If a deal is reached, the number of ships passing through the Strait could return to pre-war levels in 30 days, according to Iranian news agency Tasnim.

Israeli Prime Minister, Benyamin Netanyahu stressed that “any final agreement with Iran must eliminate the nuclear danger” even though the agreement would end the conflict between Israel and Hezbollah, Esmai, the Iranian Ministry of Foreign Affairs spokesperson said. 

About one-fifth of the world’s oil and liquefied natural gas travels through the Strait of Hormuz, which would be reopened, greatly easing the strain on major Asian economies and causing oil prices to drop sharply.

Earlier, the conflict and a double blockade severely disrupted energy markets, causing Middle Eastern producers to shut down millions of barrels of crude output per day.

However, according to Reuters, citing Iran’s Tasnim news agency, the US government is still blocking some sections of the deal to end the conflict, including the release of blocked Iranian assets.
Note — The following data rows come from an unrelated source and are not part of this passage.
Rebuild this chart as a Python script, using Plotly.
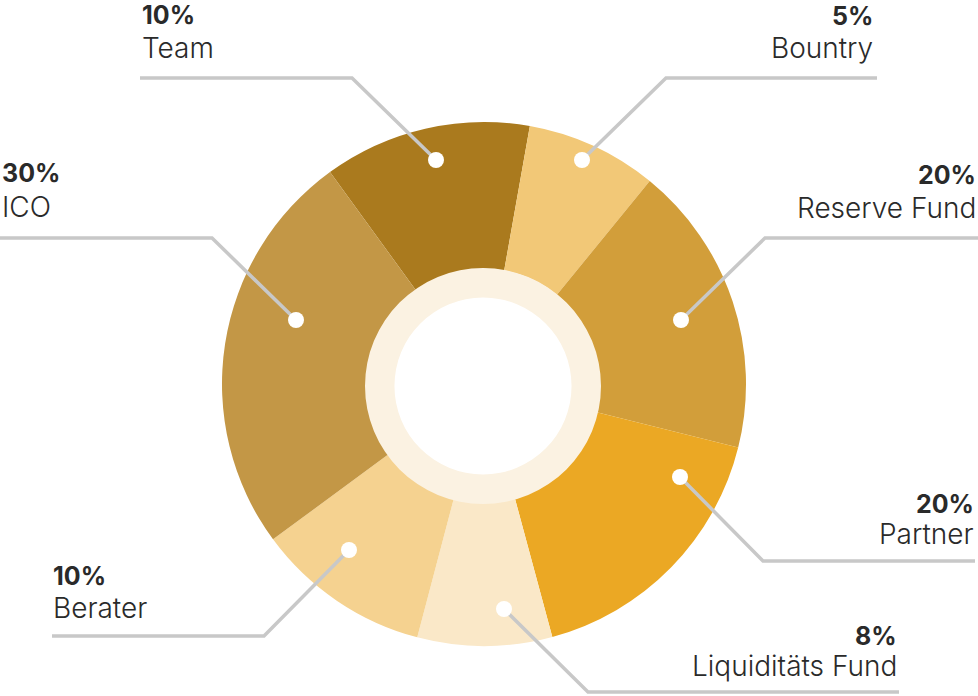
import plotly.graph_objects as go

# ---- data ----
categories = ["Team", "Bountry", "Reserve Fund", "Partner", "Liquiditäts Fund", "Berater", "ICO"]
label_pct = ["10%", "5%", "20%", "20%", "8%", "10%", "30%"]
# slice shares as drawn in the picture (percent of the circle)
slice_share = [12.8, 8.1, 18.0, 16.9, 8.3, 10.8, 25.1]
colors = ["#AA7A1E", "#F2C877", "#D29E3A", "#EBA824", "#FAE8C8", "#F5D290", "#C39746"]

W, H = 978, 696

# callout decoration geometry (pixel space): dot, elbow, line end, text anchor
callouts = [
    # dot,        elbow,      end,        text x, align,  pct y, name y
    ((436, 160), (352, 78), (140, 78), 140, "left", 15.0, 47.5),
    ((582, 160), (666, 78), (877, 78), 875, "right", 15.5, 48.0),
    ((681, 320), (765, 238), (978, 238), 978, "right", 175.0, 208.0),
    ((680, 477), (763, 561), (975, 561), 976, "right", 504.0, 533.5),
    ((504, 609), (588, 692), (899, 692), 899, "right", 636.0, 666.0),
    ((349, 550), (264, 636), (52, 636), 51, "left", 576.0, 607.5),
    ((296, 320), (212, 238), (0, 238), 0, "left", 173.0, 207.0),
]

fig = go.Figure()

# main donut
fig.add_trace(go.Pie(
    labels=categories, values=slice_share, sort=False, direction="clockwise",
    rotation=-36, hole=0.44,
    marker=dict(colors=colors, line=dict(width=0)),
    textinfo="none", hoverinfo="label", showlegend=False,
    domain=dict(x=[222 / W, 746 / W], y=[(H - 646) / H, (H - 122) / H]),
))
# inner cream ring
fig.add_trace(go.Pie(
    labels=["ring"], values=[1], sort=False, hole=0.75,
    marker=dict(colors=["#FBF2E2"], line=dict(width=0)),
    textinfo="none", hoverinfo="skip", showlegend=False,
    domain=dict(x=[365 / W, 601 / W], y=[(H - 504) / H, (H - 268) / H]),
))

shapes = []
for dot, elbow, end, *_ in callouts:
    shapes.append(dict(
        type="path", xref="x", yref="y", layer="above",
        path=f"M {dot[0]},{dot[1]} L {elbow[0]},{elbow[1]} L {end[0]},{end[1]}",
        line=dict(color="#C8C8C8", width=3.5),
    ))
for dot, *_ in callouts:
    r = 8
    shapes.append(dict(
        type="circle", xref="x", yref="y", layer="above",
        x0=dot[0] - r, x1=dot[0] + r, y0=dot[1] - r, y1=dot[1] + r,
        fillcolor="white", line=dict(width=0),
    ))

annotations = []
for (dot, elbow, end, tx, align, py, ny), name, pct in zip(callouts, categories, label_pct):
    annotations.append(dict(
        x=tx, y=py, xref="x", yref="y", text="<b>" + pct + "</b>", showarrow=False,
        xanchor=align, yanchor="middle", align=align,
        font=dict(family="Inter", size=25, color="#2A2A2A"),
    ))
    annotations.append(dict(
        x=tx, y=ny, xref="x", yref="y", text=name, showarrow=False,
        xanchor=align, yanchor="middle", align=align,
        font=dict(family="Inter", size=28, color="#2A2A2A", weight=300),
    ))

fig.update_layout(
    width=W, height=H, margin=dict(l=0, r=0, t=0, b=0),
    paper_bgcolor="white", plot_bgcolor="rgba(0,0,0,0)",
    xaxis=dict(range=[0, W], visible=False, fixedrange=True),
    yaxis=dict(range=[H, 0], visible=False, fixedrange=True),
    annotations=annotations, shapes=shapes,
)

fig.write_html("out.html")
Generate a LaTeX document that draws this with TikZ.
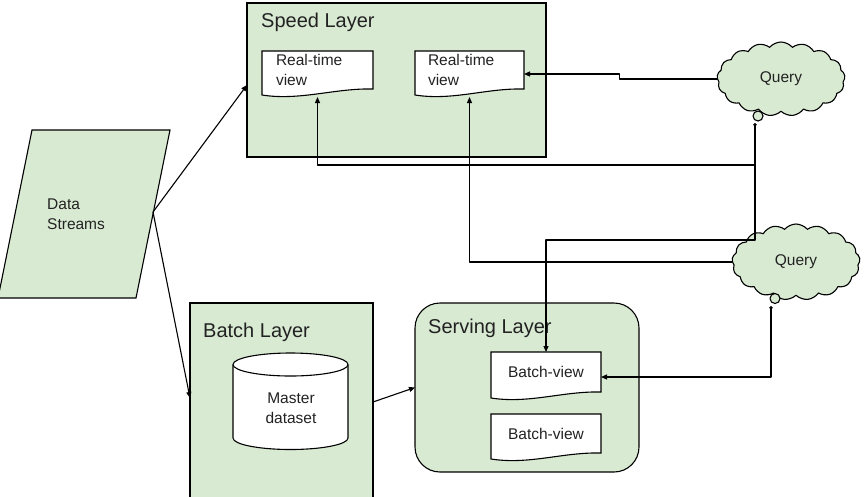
\documentclass[tikz,border=0pt]{standalone}
\usepackage{fontspec}
\setmainfont{Liberation Sans}
\usetikzlibrary{shapes.symbols,arrows.meta,calc}
\definecolor{lgreen}{HTML}{D9EAD3}
\definecolor{txt}{HTML}{222222}
\pgfdeclarelayer{back}
\pgfdeclarelayer{mid}
\pgfsetlayers{back,mid,main}
\newcommand\docoutline[1]{%
  \draw[docline] (#1.south west) -- (#1.north west) -- (#1.north east) -- (#1.south east)
    .. controls ([xshift=-38pt,yshift=1pt]#1.south east) and ([xshift=38pt,yshift=-12pt]#1.south west)
    .. ([yshift=-6pt]#1.south west) -- cycle;}
\begin{document}
\begin{tikzpicture}[x=1pt,y=-1pt,line join=round,
  layerbox/.style={draw=black,fill=lgreen,line width=1.1pt,inner sep=0pt,outer sep=0pt},
  docbox/.style={inner sep=0pt,outer sep=0pt,font=\fontsize{15.5}{20}\selectfont,text=txt},
  docline/.style={draw=black,fill=white,line width=1.1pt},
  small/.style={font=\fontsize{15.5}{20}\selectfont,text=txt},
  titletext/.style={font=\fontsize{20}{24}\selectfont,text=txt,anchor=base west,inner sep=0pt},
  arr/.style={-{Triangle[length=6pt,width=5pt]},line width=1.1pt},
  qcloud/.style={cloud,cloud puffs=17,cloud puff arc=100,aspect=1.8,draw=black,fill=lgreen,
     line width=1.1pt,inner sep=0pt,small},
  tail/.style={circle,draw=black,fill=lgreen,line width=1.1pt,minimum size=10pt,inner sep=0pt}]
\useasboundingbox (0,0) rectangle (864,496);

% layer boxes
\begin{pgfonlayer}{back}
\node[layerbox,minimum width=299pt,minimum height=154pt] (speed) at (396.5,80) {};
\node[layerbox,minimum width=183pt,minimum height=198pt] (batch) at (281.5,402) {};
\node[layerbox,rounded corners=25pt,minimum width=224pt,minimum height=169pt] (serving) at (527,387.5) {};
\draw[draw=black,fill=lgreen,line width=1.1pt] (32,130) -- (170,130) -- (136,298) -- (-2,298) -- cycle;
\end{pgfonlayer}

\node[titletext] (speedt) at (261,27) {Speed Layer};
\node[titletext] (batcht) at (203,337) {Batch Layer};
\node[titletext] (servingt) at (428,333) {Serving Layer};

% data streams
\node[small,align=left,anchor=west,inner sep=0pt] (ds) at (47,214) {Data\\Streams};
\coordinate (dsout) at (153,212);

% documents
\node[docbox,minimum width=111pt,minimum height=38pt,text width=83pt,align=left] (rt1) at (317.5,70) {Real-time\\view};
\node[docbox,minimum width=109pt,minimum height=38pt,text width=83pt,align=left] (rt2) at (469.5,70) {Real-time\\view};
\node[docbox,minimum width=110pt,minimum height=40pt] (bv1) at (546,372) {Batch-view};
\node[docbox,minimum width=110pt,minimum height=39pt] (bv2) at (546,433.5) {Batch-view};
\begin{pgfonlayer}{mid}
\docoutline{rt1}
\docoutline{rt2}
\docoutline{bv1}
\docoutline{bv2}
\end{pgfonlayer}

% master dataset cylinder
\node[small,align=center,inner sep=0pt] (master) at (291,408) {Master\\dataset};
\begin{pgfonlayer}{mid}
\draw[docline] (233,364.5) -- (233,438) arc[start angle=180,end angle=360,x radius=57.5pt,y radius=11.5pt]
  -- (348,364.5) arc[start angle=0,end angle=180,x radius=57.5pt,y radius=11.5pt] -- cycle;
\draw[line width=1.1pt] (233,364.5) arc[start angle=180,end angle=360,x radius=57.5pt,y radius=11.5pt];
\end{pgfonlayer}

% queries
\node[qcloud,minimum width=128pt,minimum height=74pt] (q1) at (781,79) {Query};
\node[qcloud,minimum width=128pt,minimum height=76pt] (q2) at (796,262) {Query};
\node[tail] (q1b) at (758,116) {};
\node[tail] (q2b) at (775,298.5) {};
\coordinate (q1tail) at (755,123);
\coordinate (q2tail) at (771,306);
\coordinate (j1) at (755,165);

% connectors
\draw[arr] (dsout) -- ([yshift=-5pt]speed.west);
\draw[arr] (dsout) -- ([yshift=4pt]batch.west);
\draw[arr] (batch.east) -- (serving.west);
\draw[arr] (q1.west) -- ++(-97,0) |- ([yshift=-4pt]rt2.east);
\draw[arr,{Circle[length=3.5pt]}-{Triangle[length=6pt,width=5pt]}] (q1tail) -- (755,240) -| (bv1.north);
\draw[arr] (j1) -| ([yshift=-8pt]rt1.south);
\draw[arr] (q2.west) -| ([yshift=-8pt]rt2.south);
\draw[arr,{Circle[length=3.5pt]}-{Triangle[length=6pt,width=5pt]}] (q2tail) |- ([yshift=-5pt]bv1.east);
\end{tikzpicture}
\end{document}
US Secretary of State, Marco Rubio, highlighted that while there was regional support for an agreement with Iran, a comprehensive nuclear deal was not something that could be done quickly or carelessly. The structural forces driving Nigerian crude now are a combination of an external pricing bonanza and internal supply constraints.

The extra N5.13 trillion in windfall revenue from market prices averaging around $110 has enabled Nigeria to pay down domestic debt, defend the Naira (stabilizing around N1,365/$ – N1,375/$), and build a fiscal buffer.

Upstream recovery is picking up, but it continues to battle legacy infrastructure challenges, with production rising to an average of 1.49 million per day in Q2 (compared to roughly 1.35 million per day in Q1) and still below its OPEC+ quota of 1.50 million per day and internal 2026 budget target of 1.84 million barrels per day.